Zero-Shot TTS With Enhanced Audio Prompts: Bsc Submission For The 2026 Wildspoof Challenge TTS Track
Jose Giraldo, Alex Peiró-Lilja, Rodolfo Zevallos, Cristina España-Bonet
TL;DR
The work tackles zero-shot TTS for spontaneous, in-the-wild speech by combining a Sidon-based speech enhancement pipeline with two non-autoregressive TTS models (StyleTTS2 and F5-TTS) that incorporate flexible duration modeling. Finetuning on the TITW Easy partition and systematic analysis of reference audio prompts yield robust results, with Sidon-enhanced data achieving up to $4.21$ UTMOS and $3.47$ DNSMOS, and prompt quality/length strongly impacting speaker similarity and intelligibility (WER). The best-performing setup uses F5-TTS with enhanced prompts, underscoring the importance of prompt design for zero-shot synthesis in realistic, noisy conditions. This work demonstrates practical zero-shot TTS viability in wild data and highlights directions for adaptive audio enhancement to balance quality with speaker identity.
Abstract
We evaluate two non-autoregressive architectures, StyleTTS2 and F5-TTS, to address the spontaneous nature of in-the-wild speech. Our models utilize flexible duration modeling to improve prosodic naturalness.
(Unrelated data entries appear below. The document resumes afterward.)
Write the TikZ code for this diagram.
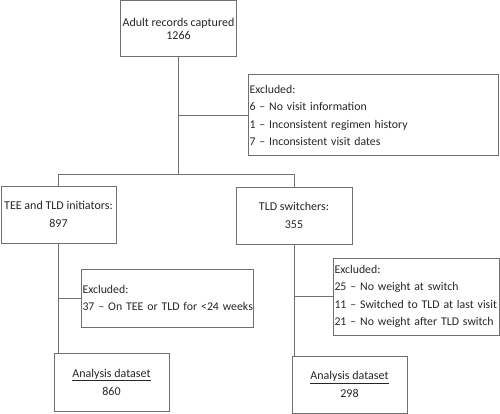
\documentclass[tikz,border=0pt]{standalone}
\usepackage{fontspec}
\setmainfont{Carlito}
\usepackage{xcolor}
\usepackage{tikz}
\usetikzlibrary{calc}
\definecolor{ink}{HTML}{262626}
\definecolor{edge}{HTML}{707070}
\newcommand{\exline}[1]{\mbox{#1}}
\tikzset{
  box/.style={draw=edge, line width=1pt, rectangle, inner sep=2pt, text=ink, align=center,
    font=\fontsize{12}{18}\selectfont},
  exbox/.style={box, align=left, inner xsep=1.5pt, font=\fontsize{11.8}{17.5}\selectfont},
  link/.style={draw=edge, line width=1pt},
}

\begin{document}
\begin{tikzpicture}[x=1pt, y=-1pt]
  \useasboundingbox (0,0) rectangle (500,414);

  \node[box, minimum width=115, minimum height=56, font=\fontsize{12}{12.5}\selectfont]
    (top) at (178.5,29) {Adult records captured\\1266};
  \node[exbox, text width=247, minimum height=81] (exA) at (373,115.5)
    {Excluded:\\\exline{6 -- No visit information}\\\exline{1 -- Inconsistent regimen history}\\\exline{7 -- Inconsistent visit dates}};

  \node[box, minimum width=115, minimum height=57] (tee) at (58.5,214.5) {TEE and TLD initiators:\\897};
  \node[box, minimum width=116, minimum height=57] (tld) at (294,215.5) {TLD switchers:\\355};

  \node[exbox, text width=169, minimum height=58] (exB) at (167,298)
    {Excluded:\\\exline{37 -- On TEE or TLD for <24 weeks}};
  \node[exbox, text width=163, minimum height=77] (exC) at (416,296.5)
    {Excluded:\\\exline{25 -- No weight at switch}\\\exline{11 -- Switched to TLD at last visit}\\\exline{21 -- No weight after TLD switch}};

  \node[box, minimum width=115, minimum height=58] (anaA) at (111.5,382) {\underline{Analysis dataset}\\860};
  \node[box, minimum width=115, minimum height=57] (anaB) at (349.5,384.5) {\underline{Analysis dataset}\\298};

  \coordinate (split) at ($(top.south)+(0,117)$); % branch point
  \coordinate (leftup) at (split -| tee.north);
  \coordinate (rightup) at (split -| tld.north);

  % main stem and branches
  \draw[link] (top.south) -- (split);
  \draw[link] (exA.west -| top.south) -- (exA.west);
  \draw[link] (tee.north) -- (leftup) -- (rightup) -- (tld.north);

  % left arm
  \draw[link] (tee.south) -- (tee.south |- anaA.north);
  \draw[link] (exB.west -| tee.south) -- (exB.west);

  % right arm
  \draw[link] (tld.south) -- (tld.south |- anaB.north);
  \draw[link] (exC.west -| tld.south) -- (exC.west);
\end{tikzpicture}
\end{document}
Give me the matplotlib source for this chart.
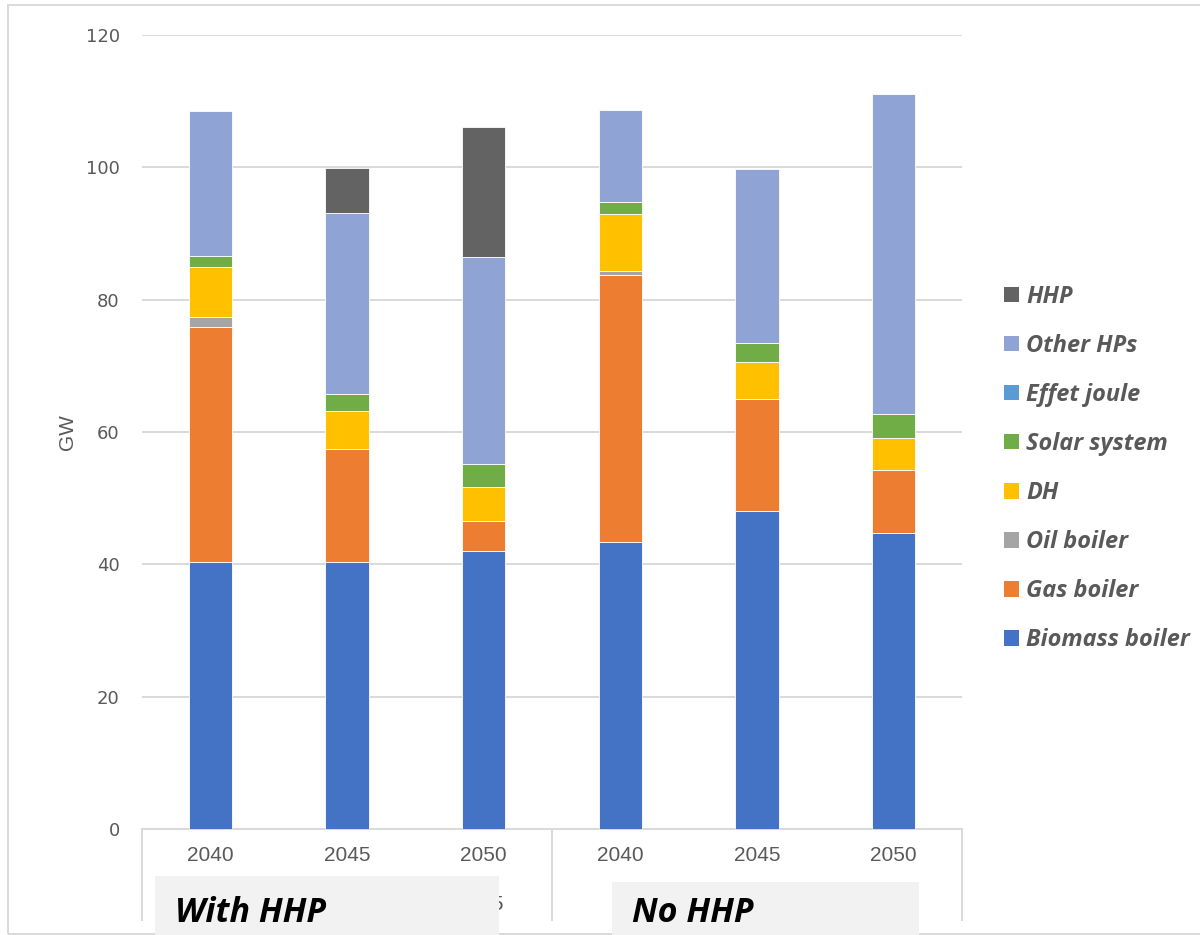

To handle acoustic noise, we implement a multi-stage enhancement pipeline using the Sidon model, which significantly outperforms standard Demucs in signal quality. Experimental results show that finetuning enhanced audios yields superior robustness, achieving up to 4.21 UTMOS and 3.47 DNSMOS. Furthermore, we analyze the impact of reference prompt quality and length on zero-shot synthesis performance, demonstrating the effectiveness of our approach for realistic speech generation.